● **What the exercise asks**
Only the lines from the beginning of the entries through the one with "from bokeh.resources import INLINE" should be written out, please, exactly and without any pictures.
### Material for the task ###
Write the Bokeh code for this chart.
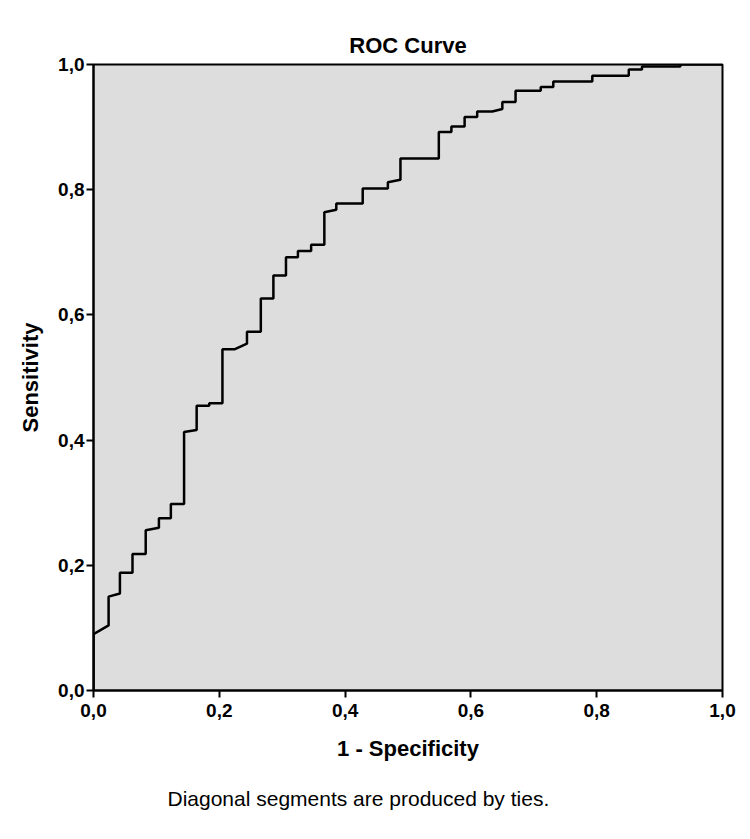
from bokeh.plotting import figure
from bokeh.models import Range1d, FixedTicker, CustomJSTickFormatter, Title
from bokeh.embed import file_html
from bokeh.resources import INLINE

# ROC curve vertices: false positive rate (1 - specificity) and sensitivity
fpr = [0.000, 0.000, 0.024, 0.024, 0.042, 0.042, 0.062, 0.062, 0.083, 0.083,
       0.104, 0.104, 0.123, 0.123, 0.144, 0.144, 0.164, 0.164, 0.184, 0.184,
       0.205, 0.205, 0.224, 0.244, 0.244, 0.266, 0.266, 0.286, 0.286, 0.306,
       0.306, 0.325, 0.325, 0.346, 0.346, 0.367, 0.367, 0.386, 0.386, 0.428,
       0.428, 0.468, 0.468, 0.488, 0.488, 0.549, 0.549, 0.569, 0.569, 0.590,
       0.590, 0.610, 0.610, 0.634, 0.650, 0.650, 0.671, 0.671, 0.711, 0.711,
       0.731, 0.731, 0.793, 0.793, 0.851, 0.851, 0.872, 0.872, 0.933, 0.933,
       1.000]
tpr = [0.000, 0.090, 0.104, 0.150, 0.155, 0.188, 0.188, 0.218, 0.218, 0.256,
       0.260, 0.275, 0.275, 0.298, 0.298, 0.413, 0.416, 0.455, 0.455, 0.459,
       0.459, 0.545, 0.545, 0.554, 0.573, 0.573, 0.626, 0.626, 0.663, 0.663,
       0.692, 0.692, 0.702, 0.702, 0.712, 0.712, 0.764, 0.768, 0.778, 0.778,
       0.802, 0.802, 0.812, 0.816, 0.850, 0.850, 0.892, 0.892, 0.901, 0.901,
       0.916, 0.916, 0.925, 0.925, 0.929, 0.940, 0.940, 0.958, 0.958, 0.964,
       0.964, 0.973, 0.973, 0.982, 0.982, 0.992, 0.992, 0.997, 0.997, 1.000,
       1.000]

ticks = [0.0, 0.2, 0.4, 0.6, 0.8, 1.0]

FONT = "Liberation Sans, Arial, Helvetica, sans-serif"

p = figure(width=750, height=839, output_backend="svg", toolbar_location=None,
           x_range=Range1d(0, 1), y_range=Range1d(0, 1),
           title="ROC Curve",
           min_border_left=93, min_border_right=28,
           min_border_top=64, min_border_bottom=149)

p.background_fill_color = "#dddddd"
p.border_fill_color = "white"
p.outline_line_color = "black"
p.outline_line_width = 2
p.grid.visible = False

p.title.align = "center"
p.title.text_font = FONT
p.title.text_font_size = "22px"
p.title.text_font_style = "bold"
p.title.text_color = "black"
p.title.standoff = 13

fmt = CustomJSTickFormatter(code="return tick.toFixed(1).replace('.', ',');")
for ax in (p.xaxis[0], p.yaxis[0]):
    ax.ticker = FixedTicker(ticks=ticks)
    ax.formatter = fmt
    ax.axis_line_color = "black"
    ax.axis_line_width = 2
    ax.major_tick_line_color = "black"
    ax.major_tick_line_width = 2
    ax.major_tick_out = 7
    ax.major_tick_in = 0
    ax.minor_tick_line_color = None
    ax.major_label_text_font = FONT
    ax.major_label_text_font_size = "19px"
    ax.major_label_text_font_style = "bold"
    ax.major_label_text_color = "black"
    ax.axis_label_text_font = FONT
    ax.axis_label_text_font_size = "22px"
    ax.axis_label_text_font_style = "bold"
    ax.axis_label_text_color = "black"

p.xaxis.axis_label = "1 - Specificity"
p.yaxis.axis_label = "Sensitivity"
p.xaxis.major_label_standoff = 6
p.yaxis.major_label_standoff = 2
p.xaxis.axis_label_standoff = 16
p.yaxis.axis_label_standoff = 12

p.line(fpr, tpr, line_color="black", line_width=2.5)

# footnote under the x axis
note = Title(text="Diagonal segments are produced by ties.", align="left",
             offset=74, standoff=42,
             text_font=FONT, text_font_size="21px", text_font_style="normal",
             text_color="black")
p.add_layout(note, "below")

open("out.html", "w").write(file_html(p, INLINE))
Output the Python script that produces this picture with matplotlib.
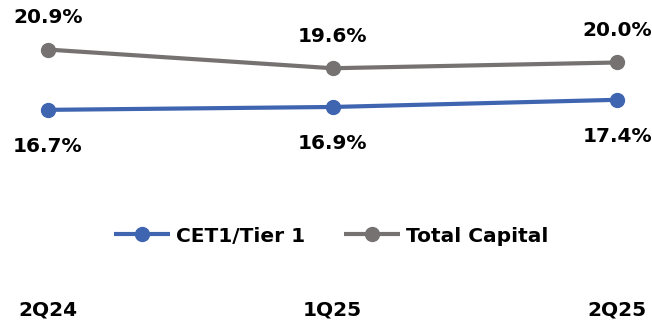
import matplotlib
matplotlib.use("Agg")
import matplotlib.pyplot as plt

categories = ["2Q24", "1Q25", "2Q25"]
cet1 = [16.7, 16.9, 17.4]
total_capital = [20.9, 19.6, 20.0]
series_names = ["CET1/Tier 1", "Total Capital"]

blue = "#3F65B1"
gray = "#767272"

fig = plt.figure(figsize=(6.52, 3.24), dpi=100)
ax = fig.add_axes([0, 0, 1, 1])
x = list(range(len(categories)))

ax.plot(x, cet1, color=blue, lw=3.0, marker="o", ms=10, label=series_names[0], solid_capstyle="butt")
ax.plot(x, total_capital, color=gray, lw=3.0, marker="o", ms=10, label=series_names[1], solid_capstyle="butt")

ax.set_xlim(-0.1687, 2.123)
ax.set_ylim(1.777, 24.355)
ax.axis("off")

fs = 14.5
for xi, v in zip(x, total_capital):
    ax.annotate(f"{v:.1f}%", (xi, v), xytext=(0, 23), textcoords="offset points",
                ha="center", va="center", fontsize=fs, fontweight="bold", color="black")
for xi, v in zip(x, cet1):
    ax.annotate(f"{v:.1f}%", (xi, v), xytext=(0, -26.5), textcoords="offset points",
                ha="center", va="center", fontsize=fs, fontweight="bold", color="black")

for xi, lab in zip(x, categories):
    ax.text(xi, 1 - 310 / 324, lab, transform=ax.get_xaxis_transform(),
            ha="center", va="center", fontsize=14.5, fontweight="bold", color="black")

leg = ax.legend(loc="center", bbox_to_anchor=(331 / 652, 1 - 236 / 324), ncol=2,
                frameon=False, prop={"size": fs, "weight": "bold"},
                handlelength=2.78, handletextpad=0.3, columnspacing=1.93,
                borderaxespad=0, borderpad=0)

fig.savefig("out.png", dpi=100)
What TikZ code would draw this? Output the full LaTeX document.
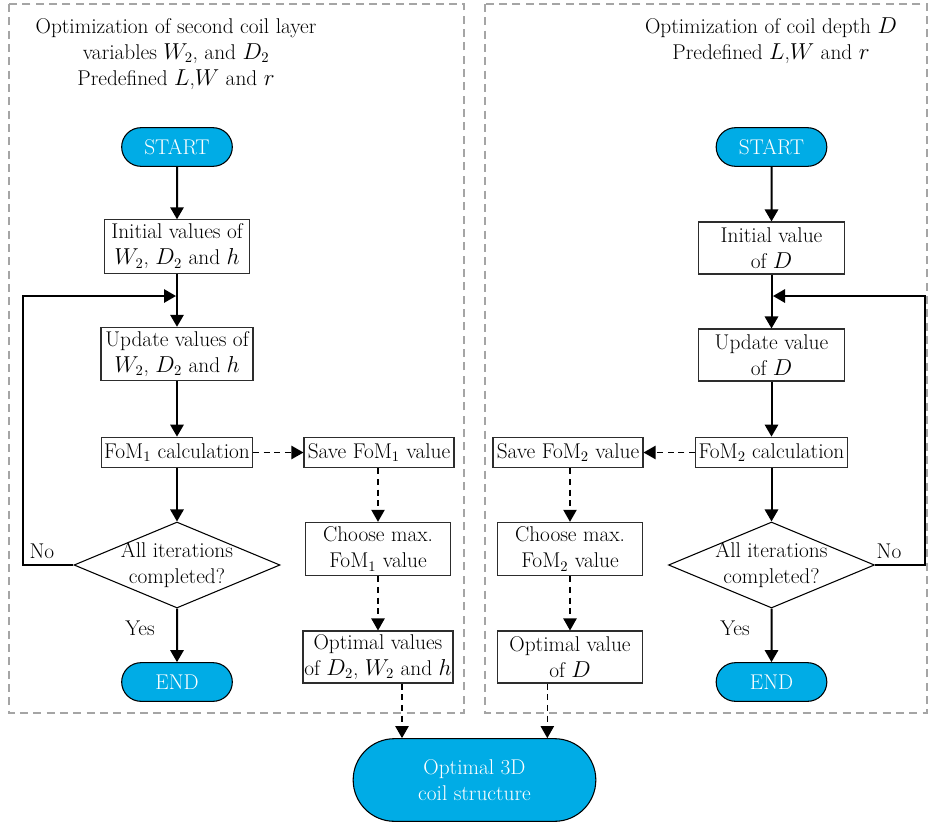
\documentclass[tikz,border=0pt]{standalone}
\usepackage{amsmath, amssymb}
\usepackage[dvipsnames]{xcolor}
\usepackage{tikz}
\usetikzlibrary{shapes.geometric, shapes.misc, arrows.meta}

\definecolor{termblue}{RGB}{0,172,230}
\definecolor{panelgray}{RGB}{165,165,165}
\definecolor{boxgray}{RGB}{45,45,45}

\begin{document}
\begin{tikzpicture}[x=0.75pt,y=0.75pt,yscale=-1,xscale=1,
  font=\fontsize{16}{19.5}\selectfont,
  term/.style={shape=rounded rectangle, draw=black, line width=0.8pt, fill=termblue, text=white, minimum width=83pt, minimum height=29pt, inner sep=0pt},
  procbox/.style={draw=boxgray, line width=0.8pt, align=center, inner sep=1pt, minimum width=109pt, minimum height=40pt},
  calcbox/.style={draw=boxgray, line width=0.8pt, inner sep=1pt, minimum width=113pt, minimum height=23pt},
  decide/.style={shape=diamond, draw=black, line width=0.8pt, minimum width=154.5pt, minimum height=64.5pt, inner sep=0pt},
  flow/.style={line width=1.5pt, -{Triangle[length=9pt,width=10pt]}},
  dflow/.style={line width=0.9pt, dash pattern=on 4.5pt off 3.5pt, -{Triangle[length=9pt,width=10pt]}},
  panel/.style={draw=panelgray, line width=0.9pt, dash pattern=on 6pt off 4pt},
]
\useasboundingbox (0,0) rectangle (929,825);

%Dashed Panels
\draw[panel] (9,4) rectangle (464,713);
\draw[panel] (485,4) rectangle (927,713);

% Text Node
\node (ttl1) [align=center] at (176,54) {Optimization of second coil layer\\ variables $W_2$, and $D_2$\\ Predefined $L$,$W$ and $r$};
% Text Node
\node (ttl2) [align=center] at (771,41) {Optimization of coil depth $D$\\ Predefined $L$,$W$ and $r$};

%Left flow
\node[term] (st1) at (177,147) {START};
\node[procbox] (in1) at (177,246.5) {Initial values of\\ $W_2$, $D_2$ and $h$};
\node[procbox, minimum width=114pt] (up1) at (177,354) {Update values of\\ $W_2$, $D_2$ and $h$};
\node[calcbox] (fm1) at (177,452.5) {FoM$_1$ calculation};
\node[decide, label={[align=center]center:All iterations\\ completed?}] (dc1) at (177,565) {};
\node[term] (en1) at (177,682) {END};
\node[calcbox, minimum width=112.5pt] (sv1) at (379,452.5) {Save FoM$_1$ value};
\node[procbox] (ch1) at (378,549) {Choose max.\\ FoM$_1$ value};
\node[procbox, minimum height=39pt] (op1) at (378,657) {Optimal values\\ of $D_2$, $W_2$ and $h$};

%Right flow
\node[term] (st2) at (771.5,147) {START};
\node[procbox, minimum height=39pt] (in2) at (771.5,248) {Initial value\\ of $D$};
\node[procbox, minimum height=39pt] (up2) at (771.5,355) {Update value\\ of $D$};
\node[calcbox, minimum width=114pt] (fm2) at (771.5,452.5) {FoM$_2$ calculation};
\node[decide, label={[align=center]center:All iterations\\ completed?}] (dc2) at (771.5,565) {};
\node[term] (en2) at (771.5,682) {END};
\node[calcbox, minimum width=112.5pt] (sv2) at (568,452.5) {Save FoM$_2$ value};
\node[procbox] (ch2) at (570,549) {Choose max.\\ FoM$_2$ value};
\node[procbox, minimum height=39pt] (op2) at (570,657) {Optimal value\\ of $D$};

%Final
\node[term, minimum width=182pt, minimum height=62pt, align=center] (fin) at (474.5,780) {Optimal 3D\\ coil structure};

% Text Node
\node (no1) at (42,551) {No};
\node (no2) at (889,551) {No};
\node (yes1) at (140,628) {Yes};
\node (yes2) at (735,628) {Yes};

%Loop corners
\coordinate (cn1) at (23,296);
\coordinate (jn1) at (176,296);
\coordinate (cn2) at (925,296);
\coordinate (jn2) at (773,296);

%Straight Lines
\draw[flow] (st1) -- (in1);
\draw[flow] (in1) -- (up1);
\draw[flow] (up1) -- (fm1);
\draw[flow] (fm1) -- (dc1);
\draw[flow] (dc1) -- (en1);
\draw[flow] (dc1.west) -| (cn1) -- (jn1);
\draw[flow] (st2) -- (in2);
\draw[flow] (in2) -- (up2);
\draw[flow] (up2) -- (fm2);
\draw[flow] (fm2) -- (dc2);
\draw[flow] (dc2) -- (en2);
\draw[flow] (dc2.east) -| (cn2) -- (jn2);

%Dashed Lines
\draw[dflow] (fm1) -- (sv1);
\draw[dflow] (sv1.south -| ch1) -- (ch1);
\draw[dflow] (ch1) -- (op1);
\draw[dflow] (fm2) -- (sv2);
\draw[dflow] (sv2.south -| ch2) -- (ch2);
\draw[dflow] (ch2) -- (op2);
\draw[dflow] ([xshift=18pt]op1.south) -- ([xshift=18pt]op1.south |- fin.north);
\draw[dflow] ([xshift=-17pt]op2.south) -- ([xshift=-17pt]op2.south |- fin.north);

\end{tikzpicture}
\end{document}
###
● **Expected output**
Write the Bokeh code for this chart.
from bokeh.plotting import figure
from bokeh.models import Range1d, FixedTicker, CustomJSTickFormatter, Title
from bokeh.embed import file_html
from bokeh.resources import INLINE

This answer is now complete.